I didn’t know back then that stress and emotions have more to do with health than most of us realize, but we had found some relief from herbs and supplements in the health issues we had and decided to stick with “natural” after the doctors had given up on me. Little did I know that choice would not only allow me to be an at-home mom, but would provide the ability for both of us to make our living at something we had a passion about, and allow us to design our work around our current lifestyle needs.
Helping others to learn more about natural health choices in the 80’s was not at all common as it is today. In a world that provided little information on herbs and how to use them, we felt like pioneers.
Living in the woods and working to improve my health while improving our habitat was a delight and held the reward of knowing more about God by seeing Him in His Creation day to day. The incredible wonders of each and every bird, plant, insect and animal, told us that God is very much into details and that things that seem to look bad on the surface, may not be so in reality.
Finding our place in this world is key to finding ourselves, which is essential to making the relationships of life meaningful and to remain in good health. Our relationship with Creation allows us to not only know and love ourselves, but also to know and love its Creator and others.
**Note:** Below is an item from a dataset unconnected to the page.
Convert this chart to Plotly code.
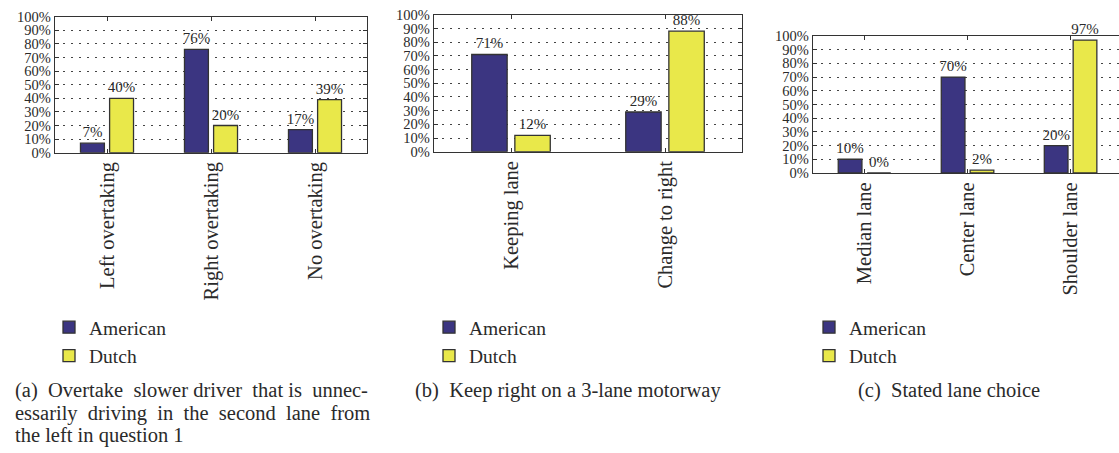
import plotly.graph_objects as go

W, H = 1119, 453

# ---- data ----
cats_a = ["Left overtaking", "Right overtaking", "No overtaking"]
american_a = [7, 76, 17]
dutch_a = [40, 20, 39]

cats_b = ["Keeping lane", "Change to right"]
american_b = [71, 29]
dutch_b = [12, 88]

cats_c = ["Median lane", "Center lane", "Shoulder lane"]
american_c = [10, 70, 20]
dutch_c = [0, 2, 97]

series_names = ["American", "Dutch"]
y_ticks = [0, 10, 20, 30, 40, 50, 60, 70, 80, 90, 100]
y_ticklabels = [f"{v}%" for v in y_ticks]

N2 = "&nbsp;&nbsp;"
N1 = " "
captions_a = ["(a)" + N2 + "Overtake" + N2 + "slower" + N1 + "driver" + N2 + "that" + N1 + "is" + N2 + "unnec-",
              N2.join(["essarily", "driving", "in", "the", "second", "lane", "from"]),
              "the left in question 1"]
caption_b = "(b)&nbsp;&nbsp;Keep right on a 3-lane motorway"
caption_c = "(c)&nbsp;&nbsp;Stated lane choice"

# ---- style ----
FONT = "Liberation Serif, Times New Roman, serif"
NAVY = "#3b3581"
YELLOW = "#e9e84a"
LINE = "#333333"
TXT = "#2a2a2a"

fig = go.Figure()

panels = [
    ("x", "y", "legend", cats_a, american_a, dutch_a),
    ("x2", "y2", "legend2", cats_b, american_b, dutch_b),
    ("x3", "y3", "legend3", cats_c, american_c, dutch_c),
]

for xa, ya, lg, cats, am, du in panels:
    for name, vals, color, off in [(series_names[0], am, NAVY, -0.255),
                                   (series_names[1], du, YELLOW, 0.025)]:
        fig.add_trace(go.Bar(
            x=cats, y=vals, name=name, xaxis=xa, yaxis=ya, legend=lg,
            width=0.23, offset=off,
            marker=dict(color=color, line=dict(color=LINE, width=1.3)),
            text=[f"{v}%" for v in vals], textposition="outside",
            textfont=dict(family=FONT, size=15, color=TXT),
            constraintext="none",
            cliponaxis=False, showlegend=True,
        ))

def px_x(p):
    return p / W

def px_y(p):
    return 1 - p / H

axis_common = dict(showline=True, mirror="allticks", linecolor=LINE, linewidth=1.3,
                   ticks="inside", tickcolor=LINE, ticklen=4, tickwidth=1,
                   tickfont=dict(family=FONT, size=14.5, color=TXT))

domains = [
    ((55, 367), (9, 150), [-0.5, 2.5], "allticks"),
    ((434, 742), (7, 149), [-0.5, 1.5], "allticks"),
    ((813, W), (29, 171), [-0.5, 2.47], False),
]

for i, ((x0, x1), (yt, yb), xr, ymir) in enumerate(domains):
    sfx = "" if i == 0 else str(i + 1)
    fig.update_layout(**{
        f"xaxis{sfx}": dict(axis_common, domain=[px_x(x0), px_x(x1)], range=xr,
                            anchor=f"y{sfx}", tickangle=-90, showgrid=False,
                            tickfont=dict(family=FONT, size=20.5, color=TXT)),
        f"yaxis{sfx}": dict(axis_common, domain=[px_y(yb), px_y(yt)], range=[0, 100],
                            anchor=f"x{sfx}", tickvals=y_ticks, ticktext=y_ticklabels,
                            mirror=ymir,
                            showgrid=True, gridcolor="#444444", gridwidth=1.2,
                            griddash="2px,6px", zeroline=False),
    })

legend_common = dict(orientation="v", xanchor="left", yanchor="top",
                     bgcolor="rgba(0,0,0,0)", font=dict(family=FONT, size=19.5, color=TXT),
                     tracegroupgap=0, itemwidth=30)
fig.update_layout(
    legend=dict(legend_common, x=px_x(49), y=px_y(311)),
    legend2=dict(legend_common, x=px_x(429), y=px_y(311)),
    legend3=dict(legend_common, x=px_x(809), y=px_y(311)),
)

cap_font = dict(family=FONT, size=20.5, color=TXT)
annotations = []
for k, line in enumerate(captions_a):
    annotations.append(dict(text=line, x=px_x(13), y=px_y(383 + k * 23), xref="paper", yref="paper",
                            xanchor="left", yanchor="top", showarrow=False, font=cap_font))
annotations.append(dict(text=caption_b, x=px_x(413), y=px_y(383), xref="paper", yref="paper",
                        xanchor="left", yanchor="top", showarrow=False, font=cap_font))
annotations.append(dict(text=caption_c, x=px_x(949), y=px_y(383), xref="paper", yref="paper",
                        xanchor="center", yanchor="top", showarrow=False, font=cap_font))

fig.update_layout(
    width=W, height=H, margin=dict(l=0, r=0, t=0, b=0),
    paper_bgcolor="white", plot_bgcolor="white",
    barmode="overlay", annotations=annotations,
    font=dict(family=FONT, color=TXT),
)

fig.write_html("out.html", config={"displayModeBar": False},
               post_script="document.body.style.margin='0px';document.body.style.overflow='hidden';")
Each of us writes a chronicle of our lives, etched in the universe, as we traverse through our time on this planet. Some take what life throws at them daily without hope for a better tomorrow. Others choose to look ahead to something better. I’ve lived both ways and find that the daily challenge of turning bad into good is far easier than to simply give up hope. What are you yearning for? Do you know? Do you have a dream? Time passes too quickly. Look within! Your true dreams will show you your purpose and fulfillment in life. Often the ones you think of first are not what you really desire. Keep digging and chronicle each step towards the real you and your real world.